Friday, December 10, 2010

Managers - Dont mix up and mess up!

In continuation with my earlier blog on the need to delinking thoughts from words and action, in this blog, I want to stress the importance of seeing various incidents, people and situation as separate instances. This is one of the most important qualities a manager should possess.

What happens in general is, when a manager encounters a specific situation involving a person, he starts labelling that person as with specific character. When the same person is involved in a different situation, the manager starts seeing the person with the label already attached. Then the new situation becomes a different composition and any effort from you to resolve any issue will be in vein.

To make it more clear, for example, if in a specific situation, your team member didn’t turn up as required by you to handle a crisis and if you happen to label the person as irresponsible. There is a fair chance that you start avoiding him/her from your list of dependable resources. Next time when there is a crisis, you naturally tend to avoid the person and in that process he/she loses his confidence and in turn becomes a candidate for attrition. It will be even more worrying when u later realize that he/she didn’t turn up in the first instance due to some personal problem at his/her end. You will end up losing a precious resource even without an attempt to set things right.

Every team member in your team is equally valuable and there is different level of patience you need to build to mentor and bring them up on curve. You might be lucky with few resources who is productive from day one, but a team composition naturally will have mediocre and nonperformers as well. A manager is successful only when he knows how to evoke the best productivity in all cadres of the team.

Coming back to our topic, how to ensure u see different situations differently? You can try out the following technique.

When you encounter a situation, try to understand what caused the employee to not perform as required. There could be 2 major reasons
1.       He had some personal problem due to which his attention on the issue resolution was less
2.       He genuinely didn’t have the confidence or capability to take up the issue and resolve it.

In both case, you as a manager have a big role to play – the role of a counsellor (1st case) or a mentor (second case).
·         If the team member has personal issues, first you need to address that.

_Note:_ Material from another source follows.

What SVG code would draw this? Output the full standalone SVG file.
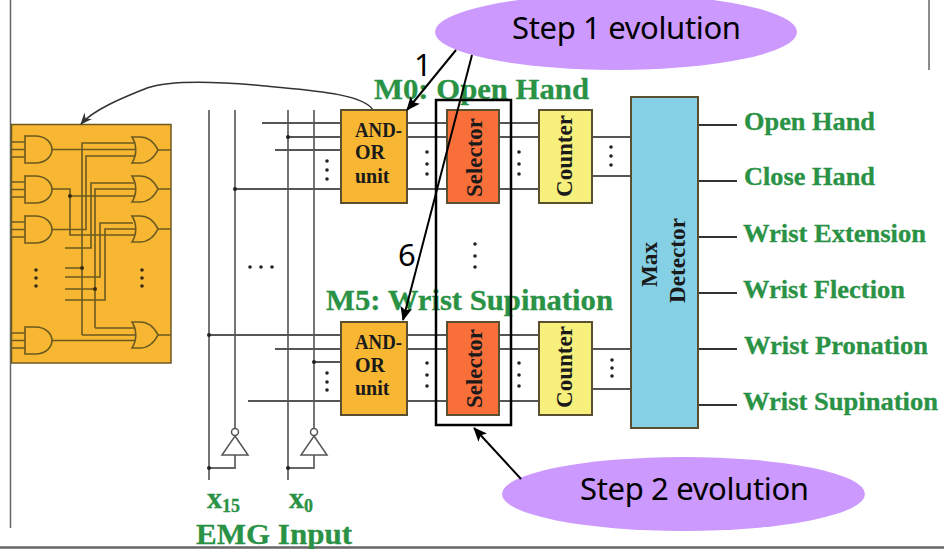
<svg xmlns="http://www.w3.org/2000/svg" width="944" height="549" viewBox="0 0 944 549">
<style>
.w{fill:none;stroke:#555;stroke-width:2}
.v{fill:none;stroke:#666;stroke-width:1.800}
.b{fill:none;stroke:#6b5a20;stroke-width:1.600}
.g{fill:#f7b733;stroke:#6b5a20;stroke-width:1.600}
.box{stroke:#5a5030;stroke-width:2}
.d{fill:#222}
.t{font-family:"Liberation Serif",serif;font-weight:bold;fill:#2a9245;stroke:#2a9245;stroke-width:.3}
.k{font-family:"Liberation Serif",serif;font-weight:bold;fill:#1a1a1a;font-size:20px}
.r{font-family:"Liberation Serif",serif;font-weight:bold;fill:#1a1a1a;font-size:23px}
.s{font-family:"Noto Sans","DejaVu Sans",sans-serif;fill:#000;font-size:31px}
.a{fill:none;stroke:#000;stroke-width:2}
</style>
<defs>
<marker id="ah" markerWidth="14" markerHeight="12" refX="13" refY="6" orient="auto" markerUnits="userSpaceOnUse"><path d="M0,0L14,6L0,12L3,6Z" fill="#000"/></marker>
<marker id="ahs" markerWidth="12" markerHeight="10" refX="11" refY="5" orient="auto" markerUnits="userSpaceOnUse"><path d="M0,0L12,5L0,10L4,5Z" fill="#333"/></marker>
<path id="andg" d="M0,0H10C22,0 27,8 27,13.500C27,19 22,27 10,27H0Z"/>
<path id="org" d="M0,0H8C17,0 23,7 26,13C23,19 17,26 8,26H0C5,18 5,8 0,0Z"/>
</defs>
<rect width="944" height="549" fill="#fff"/>
<g id="frame" fill="none" stroke="#666" stroke-width="1.500">
<path d="M10.500,0V528"/><path d="M929,0V70"/><path d="M0,547.500H944" stroke-width="2.500"/>
</g>
<g id="logic-block">
<rect x="11.500" y="124.500" width="159.500" height="238.500" fill="#f7b733" stroke="#6b5a20" stroke-width="1.500"/>
<g class="b">
<path d="M11,142H25M11,149.500H25M11,157H25M11,182H25M11,189.500H25M11,197H25M11,222H25M11,229.500H25M11,237H25M11,333H25M11,340.500H25M11,348H25"/>
<path d="M52,149.500H135M52,189H70V235H135M52,229.500H86V156H136M52,340.500H135"/>
<path d="M82,335V143H134M82,335H135M65,268H82"/>
<path d="M65,248H91V183H134M95,328V189H136M95,328H134M65,289H95"/>
<path d="M65,277H100V223H133M65,300H105V229H136M70,196H136"/>
<path d="M157,150H171M158,189H171M157,229H171M157,335H171"/>
</g>
<use href="#andg" x="25" y="136" class="g"/><use href="#andg" x="25" y="176" class="g"/><use href="#andg" x="25" y="216" class="g"/><use href="#andg" x="25" y="327" class="g"/>
<use href="#org" x="132" y="137" class="g"/><use href="#org" x="132" y="176" class="g"/><use href="#org" x="132" y="216" class="g"/><use href="#org" x="132" y="322" class="g"/>
<g fill="#3a2a10"><circle cx="70" cy="196" r="2"/><circle cx="82" cy="268" r="2"/><circle cx="95" cy="289" r="2"/>
<circle cx="36" cy="270" r="1.800"/><circle cx="36" cy="278" r="1.800"/><circle cx="36" cy="286" r="1.800"/><circle cx="142" cy="270" r="1.800"/><circle cx="142" cy="278" r="1.800"/><circle cx="142" cy="286" r="1.800"/></g>
</g>
<g id="connectors">
<path class="v" d="M209,110V480M235,110V428M288,110V480M314,110V428"/>
<path class="w" d="M262,123H341M288,137H341M275,150H341M235,189H341"/>
<path class="w" d="M407,123H447M407,137H447M407,189H447M499,123H539M499,137H539M499,189H539M592,137H631M592,176H631"/>
<path class="w" d="M209,335H341M275,349H341M314,362H341M248,401H341"/>
<path class="w" d="M407,335H447M407,349H447M407,401H447M499,335H539M499,349H539M499,401H539M592,349H631M592,389H631"/>
<path class="w" d="M698,125H737M698,181H737M698,237H737M698,293H737M698,349H737M698,405H737" style="stroke:#333"/>
<path class="v" d="M235,455V468H209M314,455V468H288"/>
<g class="d"><circle cx="235" cy="189" r="2"/><circle cx="288" cy="137" r="2"/><circle cx="209" cy="335" r="2"/><circle cx="314" cy="362" r="2"/><circle cx="209" cy="468" r="2"/><circle cx="288" cy="468" r="2"/></g>
<path d="M373,110C362,92 300,90 255,85C220,82 170,80 147,88C130,95 95,108 81,124" fill="none" stroke="#333" stroke-width="1.500" marker-end="url(#ahs)"/>
</g>
<g id="inverter-x15"><path d="M235,436L248,455H222Z" fill="#fff" stroke="#555" stroke-width="1.500"/><circle cx="235" cy="432" r="3.500" fill="#fff" stroke="#555" stroke-width="1.500"/></g>
<g id="inverter-x0"><path d="M314,436L327,455H301Z" fill="#fff" stroke="#555" stroke-width="1.500"/><circle cx="314" cy="432" r="3.500" fill="#fff" stroke="#555" stroke-width="1.500"/></g>
<g id="dots" class="d">
<circle cx="250" cy="267" r="1.800"/><circle cx="261" cy="267" r="1.800"/><circle cx="272" cy="267" r="1.800"/>
<circle cx="327" cy="161" r="1.800"/><circle cx="327" cy="170" r="1.800"/><circle cx="327" cy="179" r="1.800"/>
<circle cx="427" cy="152" r="1.800"/><circle cx="427" cy="164" r="1.800"/><circle cx="427" cy="174" r="1.800"/>
<circle cx="519" cy="152" r="1.800"/><circle cx="519" cy="164" r="1.800"/><circle cx="519" cy="174" r="1.800"/>
<circle cx="611" cy="147" r="1.800"/><circle cx="611" cy="156" r="1.800"/><circle cx="611" cy="165" r="1.800"/>
<circle cx="475" cy="244" r="1.800"/><circle cx="475" cy="256" r="1.800"/><circle cx="475" cy="267" r="1.800"/>
<circle cx="327" cy="373" r="1.800"/><circle cx="327" cy="382" r="1.800"/><circle cx="327" cy="390" r="1.800"/>
<circle cx="427" cy="363" r="1.800"/><circle cx="427" cy="375" r="1.800"/><circle cx="427" cy="386" r="1.800"/>
<circle cx="519" cy="363" r="1.800"/><circle cx="519" cy="375" r="1.800"/><circle cx="519" cy="386" r="1.800"/>
<circle cx="612" cy="360" r="1.800"/><circle cx="612" cy="368" r="1.800"/><circle cx="612" cy="376" r="1.800"/>
</g>
<g id="and-or-0"><rect class="box" x="341" y="110" width="66" height="93" fill="#f7b733"/><text class="k" x="355" y="137" textLength="47" lengthAdjust="spacingAndGlyphs">AND-</text><text class="k" x="355" y="159">OR</text><text class="k" x="355" y="183">unit</text></g>
<g id="selector-0"><rect class="box" x="447" y="110" width="52" height="93" fill="#f96f3a"/><text class="r" textLength="79" lengthAdjust="spacingAndGlyphs" transform="translate(482,197) rotate(-90)">Selector</text></g>
<g id="counter-0"><rect class="box" x="539" y="110" width="53" height="93" fill="#f7f07c"/><text class="r" textLength="82" lengthAdjust="spacingAndGlyphs" transform="translate(572,197) rotate(-90)">Counter</text></g>
<g id="and-or-5"><rect class="box" x="341" y="322" width="66" height="93" fill="#f7b733"/><text class="k" x="355" y="349" textLength="47" lengthAdjust="spacingAndGlyphs">AND-</text><text class="k" x="355" y="372">OR</text><text class="k" x="355" y="395">unit</text></g>
<g id="selector-5"><rect class="box" x="447" y="322" width="52" height="93" fill="#f96f3a"/><text class="r" textLength="79" lengthAdjust="spacingAndGlyphs" transform="translate(482,408) rotate(-90)">Selector</text></g>
<g id="counter-5"><rect class="box" x="539" y="322" width="53" height="93" fill="#f7f07c"/><text class="r" textLength="82" lengthAdjust="spacingAndGlyphs" transform="translate(572,408) rotate(-90)">Counter</text></g>
<g id="max-detector"><rect class="box" x="631" y="97" width="67" height="331" fill="#85d0e4"/><text class="r" textLength="45" lengthAdjust="spacingAndGlyphs" transform="translate(657,287) rotate(-90)">Max</text><text class="r" textLength="85" lengthAdjust="spacingAndGlyphs" transform="translate(685,303) rotate(-90)">Detector</text></g>
<g id="labels">
<text class="t" x="374" y="99" font-size="30" textLength="215" lengthAdjust="spacingAndGlyphs">M0: Open Hand</text>
<text class="t" x="326" y="310" font-size="30" textLength="287" lengthAdjust="spacingAndGlyphs">M5: Wrist Supination</text>
<g font-size="26"><text class="t" x="744" y="130" textLength="131" lengthAdjust="spacingAndGlyphs">Open Hand</text><text class="t" x="744" y="185" textLength="131" lengthAdjust="spacingAndGlyphs">Close Hand</text><text class="t" x="743" y="242" textLength="183" lengthAdjust="spacingAndGlyphs">Wrist Extension</text><text class="t" x="743" y="298" textLength="162" lengthAdjust="spacingAndGlyphs">Wrist Flection</text><text class="t" x="744" y="354" textLength="184" lengthAdjust="spacingAndGlyphs">Wrist Pronation</text><text class="t" x="743" y="410" textLength="195" lengthAdjust="spacingAndGlyphs">Wrist Supination</text></g>
<text class="t" x="207" y="508" font-size="30">x<tspan font-size="18" dy="4">15</tspan></text>
<text class="t" x="289" y="508" font-size="30">x<tspan font-size="18" dy="4">0</tspan></text>
<text class="t" x="196" y="544" font-size="30" textLength="156" lengthAdjust="spacingAndGlyphs">EMG Input</text>
</g>
<rect id="selection-frame" x="436" y="100" width="75" height="325" fill="none" stroke="#000" stroke-width="2.500"/>
<g id="step-1"><ellipse cx="616" cy="32" rx="181" ry="38" fill="#cc99ff"/><text class="s" x="512" y="39" textLength="229">Step 1 evolution</text></g>
<g id="step-2"><ellipse cx="683.500" cy="494" rx="181.500" ry="37" fill="#cc99ff"/><text class="s" x="580" y="500" textLength="229">Step 2 evolution</text></g>
<g id="annotations">
<path class="a" d="M456,50L407,110" marker-end="url(#ah)"/>
<path class="a" d="M472,55L403,320" marker-end="url(#ah)"/>
<path class="a" d="M521,479L474,428" marker-end="url(#ah)"/>
<text class="s" x="414" y="76">1</text>
<text class="s" x="398" y="266">6</text>
</g>
</svg>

Because, without addressing one’s personal problem you will not get the productivity that you require. In some cases, you might not be able to help beyond a limit the problem is personal in nature. But at least you can hear him out and give the comfort that you as a manager genuinely feel about his issues and is ready to support him. And definitely, do these with all your heart.
·         If the team member didn’t have the confidence or capability, then again it becomes you owners to help him build both. For that you need to realize, mentoring takes time and involves changing perception and attitude of the team member. Each team member needs uniquely designed mentoring exercise and as manager, it is your responsibility to drive it.

Thus, If you don’t take up issues separately and see people confined to that specific situation and issue, you are bound to mix up situations and mess up things at your end.

It boils down to the age old teaching that, nothing remains permanent – situation, people, their perception and their thought processes keep changing. With change being in evitable, its high time you too become dynamic and flexible. Keep changing your outlook adapting to new situation.

A non-performer today can be tomorrow’s performer and vice versa. Never underestimate your team. Have faith in them and do the best for them. Its like planting a tree and carefully nourishing it till it become a big self reliant tree.

Patience and perceverance are good virtues to posses at this stage.